Things got slow. The query started to take up to 2 seconds. Moreover, the number of subscriber lists continued to grow, and the query got slower and slower.

Things could be easier

Improving the performance of this query would be easier in other circumstances.

Non-relational databases like Mongodb, and the jsonb data type in later postgres versions make it possible to do all of this query in the database, which is much faster.

For an example of the query performance difference of using the jsonb data type in place of json in a postgres db see the performance section on this interesting post.

For another thing, containment queries (what the ruby code is doing) become possible with jsonb and later versions of postgres.

However, as mentioned above, we can’t upgrade the db for around 6 months, and the query is getting slower by the day.

I could also know more about databases and query optimisation. I know very little, so that is also a drawback.

Making it 50x faster

OK here come the hacks.

The goal was to move all of the query work into postgres. The solution I came up with was to generate a digest of a subscriber lists attributes and then query on the digest instead.

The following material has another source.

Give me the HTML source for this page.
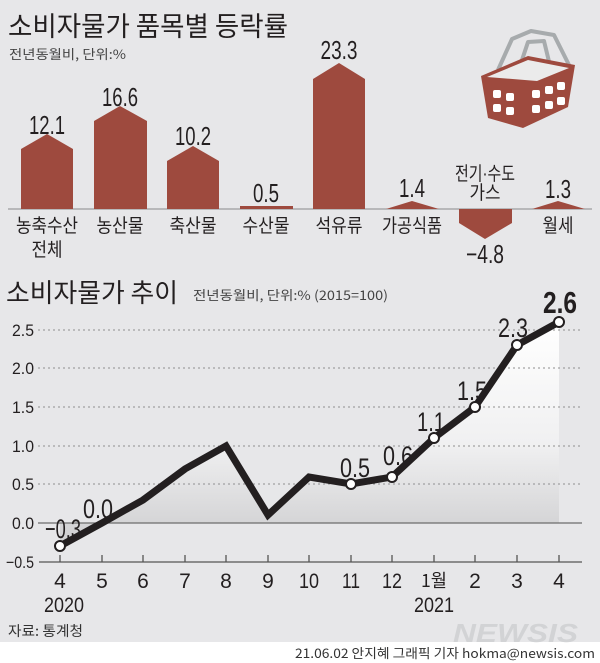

I added a new column to the subscriber lists table, called attributes_digest.

This field contains a hash of the subscriber list’s attributes.

class AddAttributesDigestToSubscriberLists < ActiveRecord::Migration[5.2]
  def change
    add_column :subscriber_lists, :attributes_digest, :string
  end
end

I also added an index on the digest column. JSON fields in our postgres version can’t have indexes. So this was a win.

class AddIndexesToSubscriberListDigest < ActiveRecord::Migration[5.2]
  disable_ddl_transaction!

   def change
    add_index :subscriber_lists,
              :attributes_digest,
              algorithm: :concurrently
  end
end

I added a class to normalise a subscriber list’s attributes. This is important for exact matches.

Digest::SHA256.hexdigest(normalize_hash(hash))

I added a digest to all new and existing subscriber lists.

# in SubscriberList class
before_save do
  self.attributes_digest = HashDigest.new(attributes).generate
end

# migration
class AddDigestToExistingSubscriberLists < ActiveRecord::Migration[5.2]
  disable_ddl_transaction!

   def change
    SubscriberList.where("attributes_digest IS NULL").find_each do |list|
      list.attributes_digest = HashDigest.new(list.attributes).generate
      list.save!
    end
  end
end

Finally, I updated the query to use this new column:

def find_subscriber_list(query)
  digest = HashDigest.new(query).generate
  SubscriberList.find_by_attributes_digest(digest)
end

This seemingly simple change removes the work from ruby (aside from generating a hash for queries and subscriber list updates) and into postgres.

The index makes it considerably faster to look up an exact match.

Knowing it worked

I ran a benchmark to demonstrate the performance improvement.

99% of requests were completed with 3161ms for the old query, compared to 66ms with the new query, or almost 50x faster.

I created 25k subscriber lists locally, and fired requests at the old and new query using ab, a benchmarking tool.

ab -t 10 -r -c 5 /endpoint?tag[]=a12,b23,c34,d45...

Benchmark results

The original query performed poorly:

18 requests completed.

Percentage of the requests served within a certain time (ms)
50% 2518
66% 2549
75% 2744
80% 2873
90% 3138
95% 3161
98% 3161
99% 3161
100% 3161 (longest request)

The new query performed much better:

1167 requests completed.

Percentage of the requests served within a certain time (ms)
50% 41
66% 45
75% 47
80% 49
90% 53
95% 57
98% 63
99% 66
100% 598 (longest request)

I was able to reproduce this performance improvement in a staging environment, so it went to production. There was a cliff-edge drop in response time for that endpoint, which confirmed that the optimisation was a success.

Conclusion

Thanks to Kevin, the senior developer who reviewed my work and helped me with the deploy plan for this.

This may not be an orthodox way to fix this problem, but if you’re in a similar situation, I hope this helps you. I’d be keen to hear from others who have solved this kind of problem in other ways.